** Aim of the task **
Return, without pictures, the lines from the start of the data through the one that contains "ax.spines[s].set_linewidth(1.6)".
──────── Given data ────────
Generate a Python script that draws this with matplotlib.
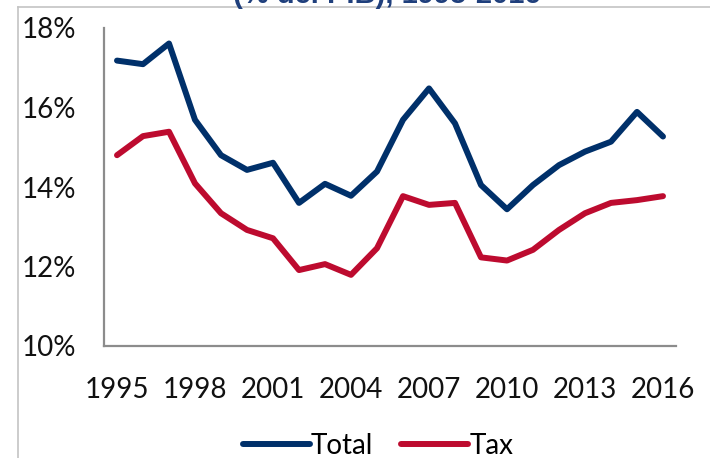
import numpy as np
import matplotlib
matplotlib.use('Agg')
import matplotlib.pyplot as plt
from matplotlib.lines import Line2D
from matplotlib.ticker import FuncFormatter

plt.rcParams['font.family'] = ['Lato', 'DejaVu Sans']

# 数据
years = list(range(1995, 2017))
total = [17.18, 17.09, 17.61, 15.69, 14.80, 14.43, 14.61, 13.60, 14.08, 13.78, 14.39,
         15.69, 16.48, 15.60, 14.05, 13.44, 14.05, 14.55, 14.89, 15.14, 15.89, 15.27]
tax = [14.80, 15.28, 15.39, 14.09, 13.34, 12.92, 12.71, 11.91, 12.06, 11.79, 12.46,
       13.77, 13.55, 13.60, 12.23, 12.15, 12.42, 12.92, 13.34, 13.60, 13.67, 13.77]
xticks = [1995, 1998, 2001, 2004, 2007, 2010, 2013, 2016]
yticks = [10, 12, 14, 16, 18]

W, H = 710, 458
fig = plt.figure(figsize=(W / 100, H / 100), dpi=100)
ax = fig.add_axes([104 / W, 1 - 346 / H, (676 - 104) / W, (346 - 28) / H])

ax.plot(years, total, color='#00306a', linewidth=4.3, solid_capstyle='round', label='Total')
ax.plot(years, tax, color='#bd0b2f', linewidth=4.3, solid_capstyle='round', label='Tax')

ax.set_xlim(1994.5, 2016.5)
ax.set_ylim(10, 18)
ax.set_xticks(xticks)
ax.set_yticks(yticks)
ax.yaxis.set_major_formatter(FuncFormatter(lambda v, p: f'{v:.0f}%'))
ax.tick_params(length=0, labelsize=20, colors='#111111')
ax.tick_params(axis='y', pad=20)
ax.tick_params(axis='x', pad=22)
for s in ['top', 'right']:
    ax.spines[s].set_visible(False)
for s in ['left', 'bottom']:
    ax.spines[s].set_color('#8c8c8c')
    ax.spines[s].set_linewidth(1.6)

fig.legend(loc='center', bbox_to_anchor=(378 / W, 1 - 446 / H), ncol=2, frameon=False,
           fontsize=20, handlelength=2.4, handletextpad=0.05, columnspacing=1.0,
           borderpad=0, borderaxespad=0)

# 外框和被截断的标题
fig.add_artist(Line2D([18 / W, 1], [1 - 7 / H, 1 - 7 / H], color='#c4c4c4', linewidth=1.2))
fig.add_artist(Line2D([18 / W, 18 / W], [0, 1 - 7 / H], color='#c4c4c4', linewidth=1.2))
fig.text(387 / W, 1 - 9 / H, '(% del PIB), 1995-2016', ha='center', va='bottom',
         fontsize=21, fontweight='bold', color='#1f3f7c', family='Liberation Sans')

fig.savefig('out.png', dpi=100)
────────
** Finished task **
Generate a Python script that draws this with matplotlib.
import numpy as np
import matplotlib
matplotlib.use('Agg')
import matplotlib.pyplot as plt
from matplotlib.lines import Line2D
from matplotlib.ticker import FuncFormatter

plt.rcParams['font.family'] = ['Lato', 'DejaVu Sans']

# 数据
years = list(range(1995, 2017))
total = [17.18, 17.09, 17.61, 15.69, 14.80, 14.43, 14.61, 13.60, 14.08, 13.78, 14.39,
         15.69, 16.48, 15.60, 14.05, 13.44, 14.05, 14.55, 14.89, 15.14, 15.89, 15.27]
tax = [14.80, 15.28, 15.39, 14.09, 13.34, 12.92, 12.71, 11.91, 12.06, 11.79, 12.46,
       13.77, 13.55, 13.60, 12.23, 12.15, 12.42, 12.92, 13.34, 13.60, 13.67, 13.77]
xticks = [1995, 1998, 2001, 2004, 2007, 2010, 2013, 2016]
yticks = [10, 12, 14, 16, 18]

W, H = 710, 458
fig = plt.figure(figsize=(W / 100, H / 100), dpi=100)
ax = fig.add_axes([104 / W, 1 - 346 / H, (676 - 104) / W, (346 - 28) / H])

ax.plot(years, total, color='#00306a', linewidth=4.3, solid_capstyle='round', label='Total')
ax.plot(years, tax, color='#bd0b2f', linewidth=4.3, solid_capstyle='round', label='Tax')

ax.set_xlim(1994.5, 2016.5)
ax.set_ylim(10, 18)
ax.set_xticks(xticks)
ax.set_yticks(yticks)
ax.yaxis.set_major_formatter(FuncFormatter(lambda v, p: f'{v:.0f}%'))
ax.tick_params(length=0, labelsize=20, colors='#111111')
ax.tick_params(axis='y', pad=20)
ax.tick_params(axis='x', pad=22)
for s in ['top', 'right']:
    ax.spines[s].set_visible(False)
for s in ['left', 'bottom']:
    ax.spines[s].set_color('#8c8c8c')
    ax.spines[s].set_linewidth(1.6)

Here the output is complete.